John Knox

John Knox December 17, 2015

John Knox’s influence on the modern world has been enormous. He shaped the Scottish Reformed church, and so shaped the faith and culture of the corners of the world to which Scottish Reformed missionaries and pastors spread. Yet, it’s been nearly thirty years since we’ve seen a major biography.

As the TLS reviewer of Jane Dawson’s John Knox observes, this is not for lack of evidence. Yet the evidence presents subtle challenges: “so much of it is filtered through Knox himself, particularly through his marvellously quotable, massively tendentious History of the Reformation of Religion in the Realm of Scotland. The History has been described as Knox’s disguised autobiography. That may be an exaggeration, but the fact remains that most of what we know about Knox is what Knox intended us to know. ” Dawson has uncovered some fresh evidence, but mostly she has, in the view of the reviewer, made creative use of the evidence everyone else has used.

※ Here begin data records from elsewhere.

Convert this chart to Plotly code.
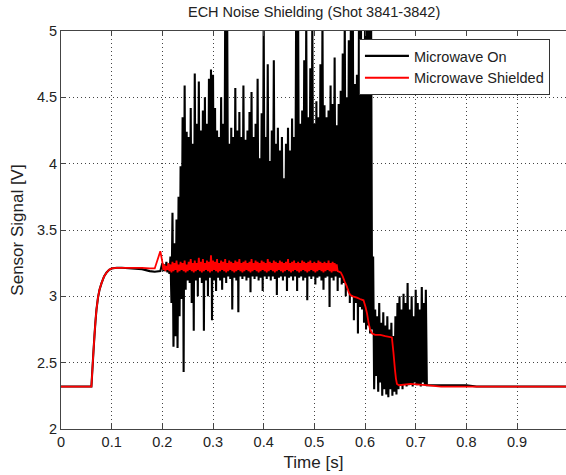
import plotly.graph_objects as go

# ---------------- data ----------------
# slow part before noise (both signals)
pre_t = [0.0, 0.060, 0.062, 0.064, 0.066, 0.068, 0.070, 0.073, 0.076, 0.080, 0.085,
         0.090, 0.095, 0.100, 0.110, 0.120, 0.140, 0.160, 0.175, 0.185, 0.196]
on_pre_v = [2.32, 2.32, 2.45, 2.58, 2.70, 2.81, 2.90, 2.99, 3.05, 3.10, 3.15,
            3.18, 3.20, 3.21, 3.215, 3.215, 3.21, 3.205, 3.19, 3.185, 3.19]
sh_pre_v = [2.32, 2.32, 2.45, 2.58, 2.70, 2.81, 2.90, 2.99, 3.05, 3.10, 3.15,
            3.18, 3.20, 3.21, 3.215, 3.215, 3.215, 3.215, 3.21, 3.21, 3.34]

# "Microwave On" noisy part: sampled every 2 ms starting at 0.200 s (peak, trough, peak, ...)
on_noise_t0 = 0.200
on_noise_dt = 0.002
on_peaks = [3.25, 3.24, 3.26, 3.24, 3.30, 3.63, 3.40, 3.58, 3.75, 3.98,
            4.35, 4.59, 4.24, 4.20, 4.42, 4.15, 4.68, 4.30, 4.62, 4.25,
            4.40, 4.50, 4.30, 4.64, 4.71, 4.67, 4.42, 4.25, 4.20, 4.50,
            4.30, 5.10, 5.10, 4.15, 4.27, 4.20, 4.57, 4.25, 4.39, 4.20,
            4.59, 4.18, 4.25, 4.39, 4.54, 4.20, 4.30, 4.64, 4.04, 4.38,
            5.10, 4.20, 4.75, 4.02, 4.25, 4.78, 4.15, 4.27, 4.10, 4.20,
            3.89, 4.15, 4.27, 4.10, 4.34, 4.20, 5.10, 5.10, 4.30, 4.40,
            4.78, 5.10, 4.35, 4.72, 5.10, 4.30, 4.47, 4.35, 4.75, 5.10,
            4.44, 4.35, 4.40, 4.59, 4.45, 4.80, 4.29, 4.45, 4.55, 4.83,
            5.10, 4.50, 4.93, 5.10, 5.10, 4.60, 4.67, 5.10, 5.10, 4.90,
            5.10, 5.10, 5.10, 5.10, 3.30, 2.90, 2.85, 2.95, 2.80, 2.88,
            2.78, 2.85, 2.75, 2.80, 2.70, 2.85, 2.95, 3.00, 2.90, 3.02,
            2.95, 3.10, 2.90, 3.00, 2.85, 3.05, 2.95, 2.90, 3.07, 2.95,
            3.05]
on_troughs = [3.19, 3.19, 3.18, 3.17, 2.95, 2.62, 2.70, 2.61, 2.85, 2.98,
              2.43, 3.05, 3.12, 3.10, 2.95, 2.74, 3.12, 3.00, 3.14, 3.10,
              2.74, 3.12, 3.00, 3.14, 2.82, 3.12, 3.04, 3.14, 3.12, 3.05,
              3.14, 3.10, 3.15, 3.13, 2.90, 3.14, 3.12, 2.88, 3.15, 3.13,
              3.15, 3.12, 3.14, 3.03, 3.15, 3.13, 3.15, 3.12, 3.14, 3.04,
              3.15, 3.13, 3.15, 3.12, 3.15, 3.13, 3.01, 3.14, 3.15, 3.12,
              3.15, 3.04, 3.14, 3.15, 3.12, 3.15, 3.04, 3.14, 3.15, 3.12,
              3.14, 2.97, 3.15, 3.13, 3.15, 3.09, 3.14, 3.15, 3.12, 3.05,
              3.14, 3.15, 2.92, 3.14, 3.12, 3.15, 3.04, 3.14, 3.09, 3.10,
              3.00, 3.05, 2.95, 3.00, 2.82, 2.95, 2.72, 2.92, 2.90, 2.80,
              2.75, 2.78, 2.72, 2.75, 2.30, 2.40, 2.28, 2.35, 2.25, 2.30,
              2.26, 2.24, 2.30, 2.25, 2.28, 2.26, 2.30, 2.33, 2.30, 2.34,
              2.32, 2.33, 2.34, 2.32, 2.35, 2.33, 2.34, 2.32, 2.35, 2.33,
              2.33]
on_post_t = [0.724, 0.800, 0.820, 1.0]
on_post_v = [2.33, 2.33, 2.32, 2.32]

# "Microwave Shielded" noisy plateau: sampled every 2 ms starting at 0.200 s
sh_noise_t0 = 0.200
sh_noise_dt = 0.002
sh_peaks = [3.26, 3.24, 3.23, 3.25, 3.24, 3.26, 3.25, 3.27, 3.24, 3.26,
            3.25, 3.27, 3.24, 3.26, 3.28, 3.25, 3.27, 3.25, 3.29, 3.26,
            3.28, 3.25, 3.27, 3.26, 3.31, 3.27, 3.26, 3.28, 3.25, 3.27,
            3.26, 3.28, 3.25, 3.27, 3.26, 3.25, 3.27, 3.26, 3.28, 3.25,
            3.26, 3.27, 3.25, 3.26, 3.28, 3.25, 3.27, 3.26, 3.25, 3.27,
            3.26, 3.25, 3.28, 3.26, 3.25, 3.27, 3.26, 3.25, 3.27, 3.26,
            3.25, 3.26, 3.28, 3.25, 3.26, 3.27, 3.25, 3.26, 3.25, 3.27,
            3.26, 3.25, 3.26, 3.27, 3.25, 3.26, 3.25, 3.27, 3.26, 3.25,
            3.26, 3.25, 3.27, 3.25, 3.26, 3.25, 3.24]
sh_troughs = [3.20, 3.19, 3.20, 3.19, 3.18, 3.19, 3.20, 3.18, 3.19, 3.20,
              3.19, 3.18, 3.19, 3.20, 3.19, 3.18, 3.19, 3.20, 3.19, 3.18,
              3.19, 3.20, 3.19, 3.18, 3.19, 3.20, 3.19, 3.18, 3.19, 3.20,
              3.19, 3.18, 3.19, 3.20, 3.19, 3.18, 3.19, 3.20, 3.19, 3.18,
              3.19, 3.20, 3.19, 3.18, 3.19, 3.20, 3.19, 3.18, 3.19, 3.20,
              3.19, 3.18, 3.19, 3.20, 3.19, 3.18, 3.19, 3.20, 3.19, 3.18,
              3.19, 3.20, 3.19, 3.18, 3.19, 3.20, 3.19, 3.18, 3.19, 3.20,
              3.19, 3.18, 3.19, 3.20, 3.19, 3.18, 3.19, 3.20, 3.19, 3.18,
              3.19, 3.20, 3.19, 3.18, 3.19, 3.19, 3.19]
sh_post_t = [0.552, 0.556, 0.560, 0.564, 0.568, 0.571, 0.576, 0.584, 0.590, 0.597,
             0.601, 0.604, 0.607, 0.610, 0.614, 0.620, 0.630, 0.640, 0.653, 0.656,
             0.659, 0.661, 0.663, 0.667, 0.690, 0.720, 0.750, 1.0]
sh_post_v = [3.18, 3.15, 3.11, 3.075, 3.03, 3.01, 3.00, 2.99, 2.98, 2.97,
             2.92, 2.87, 2.80, 2.75, 2.72, 2.71, 2.71, 2.70, 2.69, 2.58,
             2.45, 2.38, 2.34, 2.33, 2.34, 2.33, 2.32, 2.32]

title_text = "ECH Noise Shielding (Shot 3841-3842)"
x_title = "Time [s]"
y_title = "Sensor Signal [V]"
x_ticks = [0, 0.1, 0.2, 0.3, 0.4, 0.5, 0.6, 0.7, 0.8, 0.9, 1.0]
x_ticklabels = ["0", "0.1", "0.2", "0.3", "0.4", "0.5", "0.6", "0.7", "0.8", "0.9", "1"]
y_ticks = [2, 2.5, 3, 3.5, 4, 4.5, 5]
y_ticklabels = ["2", "2.5", "3", "3.5", "4", "4.5", "5"]


def interleave(t0, dt, peaks, troughs):
    ts, vs = [], []
    for i in range(max(len(peaks), len(troughs))):
        if i < len(peaks):
            ts.append(t0 + 2 * i * dt)
            vs.append(peaks[i])
        if i < len(troughs):
            ts.append(t0 + (2 * i + 1) * dt)
            vs.append(troughs[i])
    return ts, vs


on_nt, on_nv = interleave(on_noise_t0, on_noise_dt, on_peaks, on_troughs)
sh_nt, sh_nv = interleave(sh_noise_t0, sh_noise_dt, sh_peaks, sh_troughs)

on_t = pre_t + on_nt + on_post_t
on_v = on_pre_v + on_nv + on_post_v
sh_t = pre_t + sh_nt + sh_post_t
sh_v = sh_pre_v + sh_nv + sh_post_v

FONT = "Liberation Sans, Arial, sans-serif"

fig = go.Figure()
fig.add_trace(go.Scatter(x=on_t, y=on_v, mode="lines", name="Microwave On",
                         line=dict(color="#000000", width=2.1, simplify=False)))
fig.add_trace(go.Scatter(x=sh_t, y=sh_v, mode="lines", name="Microwave Shielded",
                         line=dict(color="#ff0000", width=1.8, simplify=False)))

fig.update_layout(
    width=566, height=475,
    margin=dict(l=61, r=0, t=31, b=46),
    paper_bgcolor="white", plot_bgcolor="white",
    font=dict(family=FONT, size=14, color="#222222"),
    title=dict(text=title_text, x=0.555, xanchor="center", y=0.975, yanchor="middle",
               font=dict(size=14.5, color="#222222")),
    showlegend=True,
    legend=dict(x=0.59, y=0.98, xanchor="left", yanchor="top",
                bgcolor="white", bordercolor="#333333", borderwidth=1,
                itemwidth=44,
                font=dict(size=14.5, color="#222222"), tracegroupgap=0),
)
fig.update_xaxes(
    range=[0, 0.9966], tickmode="array", tickvals=x_ticks, ticktext=x_ticklabels,
    showline=True, linecolor="#444444", linewidth=1, mirror="ticks",
    ticks="inside", ticklen=5, tickcolor="#444444",
    showgrid=True, gridcolor="#444444", gridwidth=1, griddash="1px,3px",
    zeroline=False, title=dict(text=x_title, standoff=6),
    tickfont=dict(size=14.5),
)
fig.update_yaxes(
    range=[2, 5], tickmode="array", tickvals=y_ticks, ticktext=y_ticklabels,
    showline=True, linecolor="#444444", linewidth=1, mirror=False,
    ticks="inside", ticklen=5, tickcolor="#444444",
    showgrid=True, gridcolor="#444444", gridwidth=1, griddash="1px,3px",
    zeroline=False, title=dict(text=y_title, standoff=8),
    tickfont=dict(size=14.5),
)

fig.write_html("out.html")
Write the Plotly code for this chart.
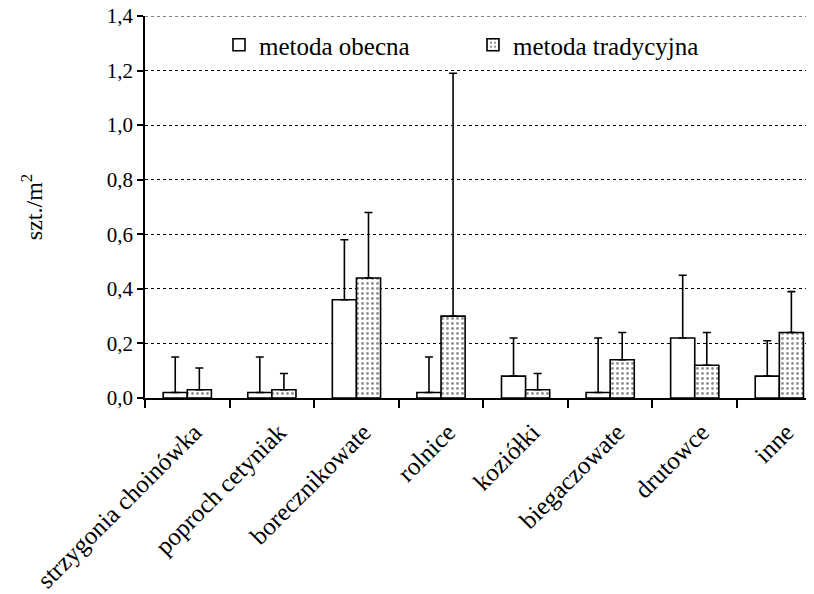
import plotly.graph_objects as go

categories = ["strzygonia choinówka", "poproch cetyniak", "borecznikowate", "rolnice",
              "koziółki", "biegaczowate", "drutowce", "inne"]
obecna = [0.02, 0.02, 0.36, 0.02, 0.08, 0.02, 0.22, 0.08]
obecna_top = [0.15, 0.15, 0.58, 0.15, 0.22, 0.22, 0.45, 0.21]
tradycyjna = [0.03, 0.03, 0.44, 0.30, 0.03, 0.14, 0.12, 0.24]
tradycyjna_top = [0.11, 0.09, 0.68, 1.19, 0.09, 0.24, 0.24, 0.39]
y_ticks = [0, 0.2, 0.4, 0.6, 0.8, 1.0, 1.2, 1.4]
y_labels = ["0,0", "0,2", "0,4", "0,6", "0,8", "1,0", "1,2", "1,4"]

FONT = "Liberation Serif"

err_o = [t - v for t, v in zip(obecna_top, obecna)]
err_t = [t - v for t, v in zip(tradycyjna_top, tradycyjna)]

fig = go.Figure()
fig.add_trace(go.Bar(
    name="metoda obecna", x=categories, y=obecna,
    marker=dict(color="white", line=dict(color="black", width=1.6)),
    error_y=dict(type="data", symmetric=False, array=err_o, arrayminus=[0]*len(err_o),
                 color="black", thickness=1.6, width=4),
))
fig.add_trace(go.Bar(
    name="metoda tradycyjna", x=categories, y=tradycyjna,
    marker=dict(color="white", line=dict(color="black", width=1.6),
                pattern=dict(shape=".", size=5, solidity=0.25, fgcolor="#222222", bgcolor="white")),
    error_y=dict(type="data", symmetric=False, array=err_t, arrayminus=[0]*len(err_t),
                 color="black", thickness=1.6, width=4),
))

# top gridline at 1,4 (plotly hides the gridline lying on the plot edge)
fig.add_shape(type="line", xref="paper", x0=0, x1=1, yref="y", y0=y_ticks[-1], y1=y_ticks[-1],
              line=dict(color="black", width=1, dash="3px,3px"), layer="below")

fig.update_layout(
    width=806, height=586,
    margin=dict(l=137, r=0, t=8, b=196),
    paper_bgcolor="white", plot_bgcolor="white",
    font=dict(family=FONT, size=22, color="black"),
    barmode="group", bargap=0.43, bargroupgap=0,
    showlegend=True,
    legend=dict(orientation="h", x=0.1106, xanchor="left", y=0.924, yanchor="middle",
                bgcolor="rgba(0,0,0,0)", font=dict(family=FONT, size=25),
                entrywidth=209, itemwidth=30, tracegroupgap=0),
)
fig.update_xaxes(
    range=[-0.5, 7.41], tickson="boundaries", ticks="outside", ticklen=8, tickwidth=1.5,
    tickcolor="black", showline=True, linecolor="black", linewidth=1.5,
    tickangle=-45, showgrid=False, tickfont=dict(family=FONT, size=25), automargin=False,
    ticklabelshift=7, ticklabelstandoff=8, ticklabeloverflow="allow",
)
fig.update_yaxes(
    range=[0, 1.4], tickvals=y_ticks, ticktext=y_labels, ticks="outside", ticklen=6,
    tickwidth=1.5, tickcolor="black", showline=True, linecolor="black", linewidth=1.5,
    showgrid=True, gridcolor="black", gridwidth=1, griddash="3px,3px",
    zeroline=False, tickfont=dict(family=FONT, size=21), automargin=False,
    ticklabeloverflow="allow",
    title=dict(text="szt./m<sup>2</sup>", font=dict(family=FONT, size=24), standoff=57),
)
fig.write_html("out.html")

Several points stand out. One is Dawson’s emphasis on the effect of Knox’s early career as a Catholic priest: “Dawson argues convincingly that he was moulded by the Catholic Church far more profoundly than he cared to admit. Throughout his life, the version of the Bible that he knew best was the Latin Vulgate. Even his adversarial debating style, which we might think of as typical of his militant Protestantism, reflects his familiarity with the relentlessly logical, legalistic style of argument that would have been drilled into him as a student of canon law at university. In Dawson’s pithy summary, he was ‘a churchman through and through.’”

Dawson places “Knox back into a British rather than an exclusively Scottish context. Much of his early career was spent in England, and if Edward VI had lived longer it is quite possible that Knox would have accepted a London parish, perhaps even a bishopric, and be remembered today as one of the principal architects of the English Reformation.” 

The most significant revisionist move is Dawson’s assessment of Knox’s psychology: “She sees him as a deeply troubled man suffering from a species of selfdoubt which he called ‘dolour’ and we might call depression. Wisely, she does not attempt to psychoanalyse Knox, except to suggest that he may have experienced survivor’s guilt at having come through the Marian persecutions unscathed. But if we could put Knox on the psychiatrist’s couch, we might be tempted to diagnose a case of impostor syndrome, as he struggled with the tension between his public role as a preacher and his inward sense of sinfulness. In one of his most revealing letters to Mrs Bowes, he describes what he was secretly thinking as he stood in the pulpit looking out over his congregation, compelled by duty to ‘thounder out the threatnyngis of God” while all the time “knowing my self criminall and giltie in many things that in otheris I reprehend.’”

Knox’s preaching barely survives at all, and that is a loss: “Preaching and writing – coupled, of course, with immense personal charisma and moral authority – were the only tools he had to exercise political leverage. If only we had more of his sermons we might be better able to appreciate the extraordinary skill with which he wielded them, to say nothing of his virtuosity in creating a public image for himself. It takes an iconoclast to recognize the power of imagery.”